Abstract:
This study investigated the processing of the Burmese “V(+AuxV)+
taw+V+AuxV” structure by high- and low-level L1-Chinese L2-Burmese learners and native speakers, aiming to examine L1 transfer effects and the Shallow Structure Hypothesis in L2 processing. A self-paced reading experiment was conducted to compare online processing of grammatical (auxiliary verb unrepeated) and ungrammatical (auxiliary verb repeated) conditions. Results showed that: 1) L2 learners reacted faster to the ungrammatical repeated condition than to the grammatical unrepeated condition, while no difference between conditions was observed in native speakers.
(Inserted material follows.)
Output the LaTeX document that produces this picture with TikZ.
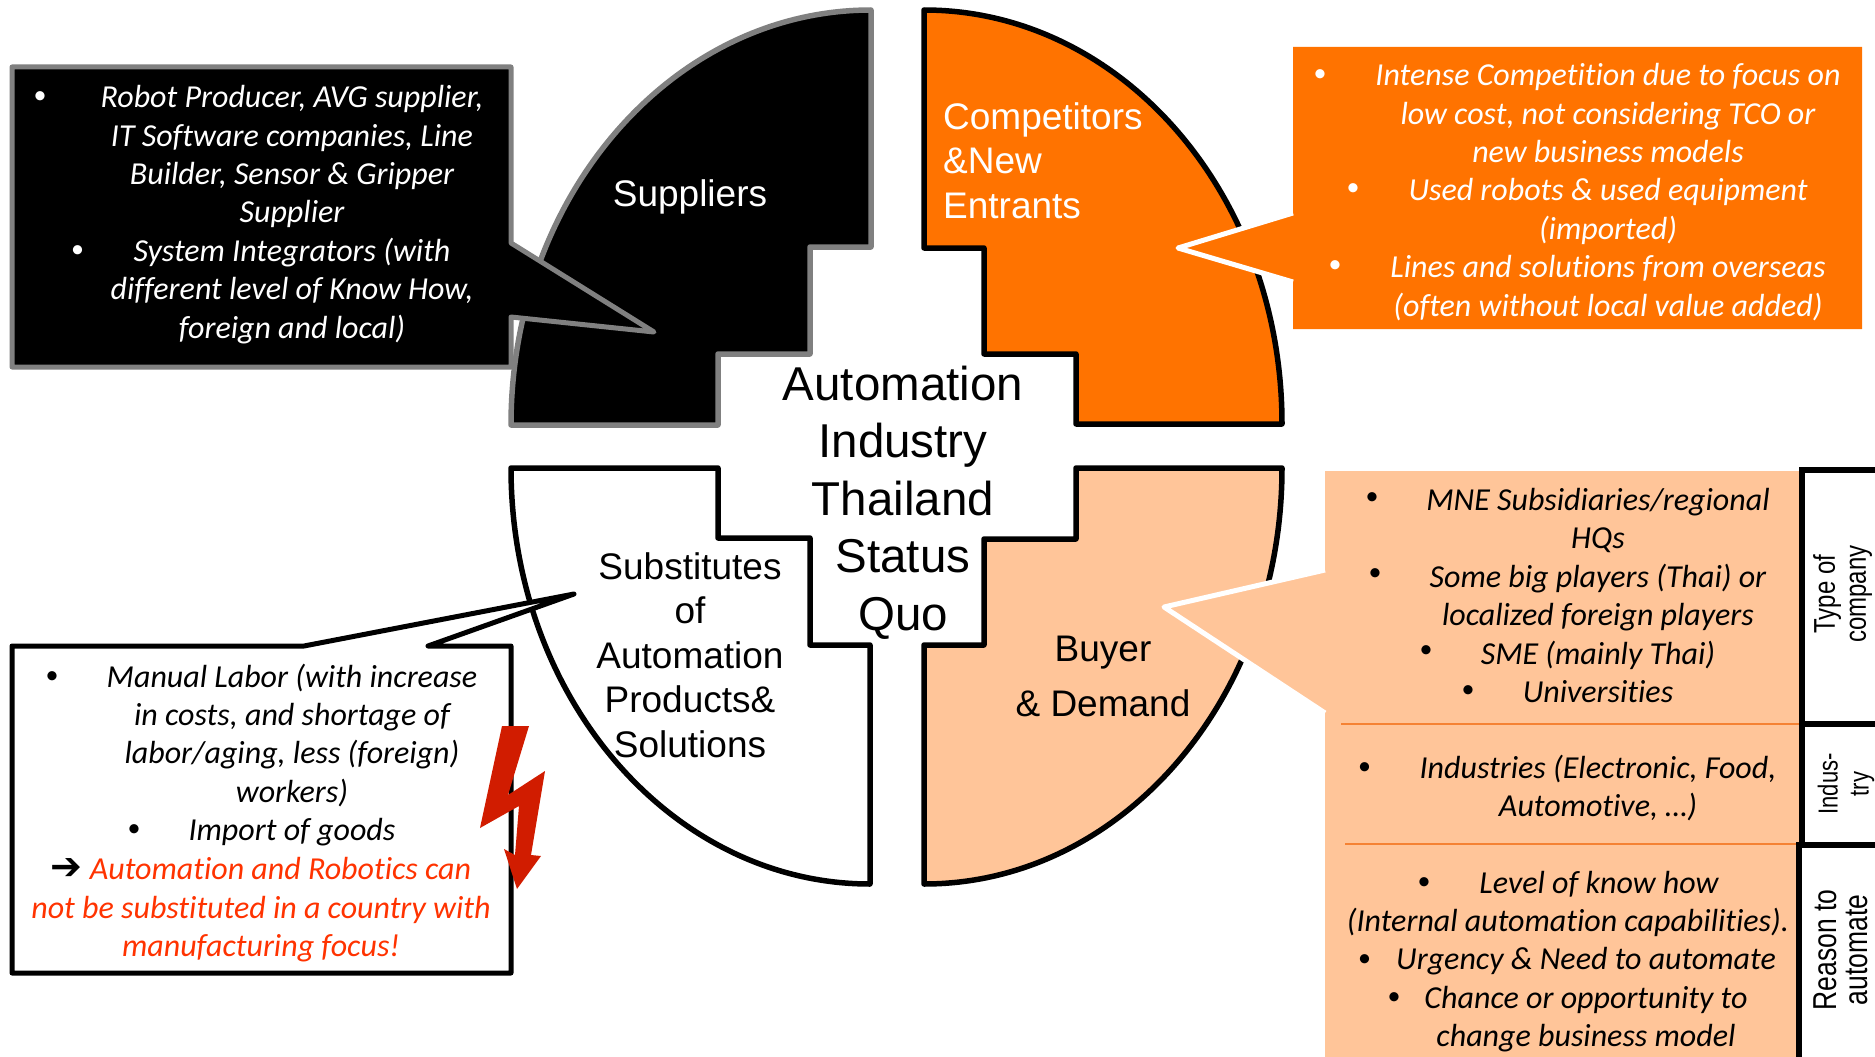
\documentclass[tikz,border=0pt]{standalone}
\usepackage{fontspec}
\setmainfont[Ligatures=NoCommon]{Carlito}
\newfontfamily\arialf{Liberation Sans}
\newfontfamily\djf{DejaVu Sans}
\definecolor{orng}{HTML}{FF7300}
\definecolor{peach}{HTML}{FFC599}
\definecolor{boltred}{HTML}{D11C00}
\definecolor{redtxt}{HTML}{FF3300}
\definecolor{rule}{HTML}{F58233}
\tikzset{
  quad/.style={line width=5.5pt,line join=round,draw=black},
  bodytext/.style={align=center,inner sep=0pt,font=\fontsize{32}{38.4}\selectfont\itshape},
  bul/.style={inner sep=0pt,font=\fontsize{26}{26}\selectfont},
  biglabel/.style={align=center,inner sep=0pt,font=\arialf\fontsize{37}{44.5}\selectfont},
  sidelabel/.style={align=center,inner sep=0pt,rotate=90,yscale=1.25}
}
\begin{document}
\begin{tikzpicture}[x=1pt,y=-1pt]
\useasboundingbox (0,0) rectangle (1875,1057);
\clip (0,0) rectangle (1875,1057);
% quadrants
\draw[quad,fill=black,draw=gray] (511,425) .. controls (511,196) and (672,10) .. (871,10) -- (871,247) -- (810,247) -- (810,354) -- (718,354) -- (718,425) -- cycle;
\draw[quad,fill=orng] (924,10) .. controls (1122,10) and (1282,195) .. (1282,424) -- (1076,424) -- (1076,354) -- (984,354) -- (984,248) -- (924,248) -- cycle;
\draw[quad,fill=white] (511,468) .. controls (511,698) and (672,884) .. (870,884) -- (870,645) -- (810,645) -- (810,538) -- (718,538) -- (718,468) -- cycle;
\draw[quad,fill=peach] (1282,468) .. controls (1282,698) and (1122,884) .. (924,884) -- (924,645) -- (984,645) -- (984,539) -- (1076,539) -- (1076,468) -- cycle;
% callouts
\draw[line width=5pt,line join=round,draw=gray,fill=black] (12,67) -- (511,67) -- (511,243) -- (654,332) -- (511,317) -- (511,367) -- (12,367) -- cycle;
\fill[orng] (1293,47) -- (1862,47) -- (1862,329) -- (1293,329) -- (1293,282) -- (1178,248) -- (1293,213) -- cycle;
\draw[line width=5pt,line join=round,draw=white] (1293,213) -- (1178,248) -- (1293,282);
\fill[peach] (1325,471) -- (1800,471) -- (1800,1060) -- (1325,1060) -- (1325,713) -- (1164,607) -- (1325,570) -- cycle;
\draw[line width=5pt,line join=round,draw=white] (1325,570) -- (1164,607) -- (1325,713);
\draw[line width=5pt,line join=round,fill=white] (12,646) -- (304,646) -- (574,594) -- (428,646) -- (511,646) -- (511,973) -- (12,973) -- cycle;
% bolt
\fill[boltred] (502,726) -- (529,726) -- (508,795) -- (545,771) -- (531,855) -- (541,856) -- (517,889) -- (504,849) -- (515,855) -- (519,806) -- (480,828) -- cycle;
% rules
\coordinate (r1a) at (1341,724); \coordinate (r1b) at (1800,724);
\coordinate (r2a) at (1345,844); \coordinate (r2b) at (1797,844);
\draw[rule,line width=1.5pt] (r1a) -- (r1b);
\draw[rule,line width=1.5pt] (r2a) -- (r2b);
% side boxes
\draw[line width=5.5pt,fill=white] (1802,470) rectangle (1885,724);
\draw[line width=5.5pt,fill=white] (1802,724) rectangle (1885,845);
\draw[line width=5.5pt,fill=white] (1799,845) rectangle (1885,1070);
\node[sidelabel,font=\arialf\fontsize{24}{24.8}\selectfont] (typeco) at (1842.5,594) {Type of\\company};
\node[sidelabel,font=\arialf\fontsize{22}{24.8}\selectfont] (indus) at (1846,784) {Indus-\\try};
\node[sidelabel,font=\arialf\fontsize{26.5}{24.8}\selectfont] (reason) at (1841,950) {Reason to\\automate};
% big labels
\node[biglabel,text=white] (suppliers) at (690,196.5) {Suppliers};
\node[biglabel,text=white,align=left,anchor=west] (comp) at (943,160.5) {Competitors\\\&New\\Entrants};
\node[biglabel] (subst) at (690,655) {Substitutes\\of\\Automation\\Products\&\\Solutions};
\node[biglabel,font=\arialf\fontsize{37}{55}\selectfont] (buyer) at (1103,676) {Buyer\\\& Demand};
\node[biglabel,font=\arialf\fontsize{47.5}{57.5}\selectfont] (center) at (903,502.5) {Automation\\Industry\\Thailand\\Status\\Quo};
% suppliers text
\node[bodytext,text=white] (suptxt) at (292,214.5) {Robot Producer, AVG supplier,\\IT Software companies, Line\\Builder, Sensor \& Gripper\\Supplier\\System Integrators (with\\different level of Know How,\\foreign and local)};
\node[bul,text=white] (sb1) at (40,98) {•};
\node[bul,text=white] (sb2) at (77.5,252) {•};
% competitors text
\node[bodytext,text=white] (comptxt) at (1608,192) {Intense Competition due to focus on\\low cost, not considering TCO or\\new business models\\Used robots \& used equipment\\(imported)\\Lines and solutions from overseas\\(often without local value added)};
\node[bul,text=white] (cb1) at (1320,75.5) {•};
\node[bul,text=white] (cb2) at (1353,189.5) {•};
\node[bul,text=white] (cb3) at (1335,266.5) {•};
% buyer text
\node[bodytext] (buy1) at (1598,595.5) {MNE Subsidiaries/regional\\HQs\\Some big players (Thai) or\\localized foreign players\\SME (mainly Thai)\\Universities};
\node[bul] (bb1) at (1372,499) {•};
\node[bul] (bb2) at (1375,575) {•};
\node[bul] (bb3) at (1426,652) {•};
\node[bul] (bb4) at (1468,692) {•};
\node[bodytext] (buy2) at (1598,788) {Industries (Electronic, Food,\\Automotive, …)};
\node[bul] (bb5) at (1364.5,769) {•};
\node[bodytext] (buy3) at (1599,884) {Level of know how};
\node[bodytext] (buy4) at (1568,922) {(Internal automation capabilities).};
\node[bodytext] (buy5) at (1586,1000) {Urgency \& Need to automate\\Chance or opportunity to\\change business model};
\node[bul] (bb6) at (1424,884) {•};
\node[bul] (bb7) at (1364.5,961) {•};
\node[bul] (bb8) at (1394,999) {•};
% substitutes text
\node[bodytext] (subtxt) at (292,755) {Manual Labor (with increase\\in costs, and shortage of\\labor/aging, less (foreign)\\workers)\\Import of goods};
\node[bodytext,text=redtxt] (subred) at (261,910) {{\color{black}\djf\bfseries\fontsize{38}{38.4}\selectfont ➔} Automation and Robotics can\\not be substituted in a country with\\manufacturing focus!};
\node[bul] (nb1) at (52,678) {•};
\node[bul] (nb2) at (134,831) {•};
\end{tikzpicture}
\end{document}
This suggested that L2 learners were more sensitive to the repetition priming rather than the syntactic error due to the negative transfer from their mother language; However, native speakers noticed both the syntactic error and the repetition priming. 2) Although a significant processing difference was seen between low-level L2 learners and native speakers, high-level L2 learners did not differ significantly from either group. This indicated that high-level L2 learners attempted to reduce the negative transfer from L1, but had not yet achieved native-like processing level. This study provides the first empirical evidence that L2 learners rely on shallow semantic processing in morphosyntactically incongruent Burmese-Chinese structures, supporting the Shallow Structure Hypothesis and enriching L2 acquisition theories in Sino-Tibetan languages.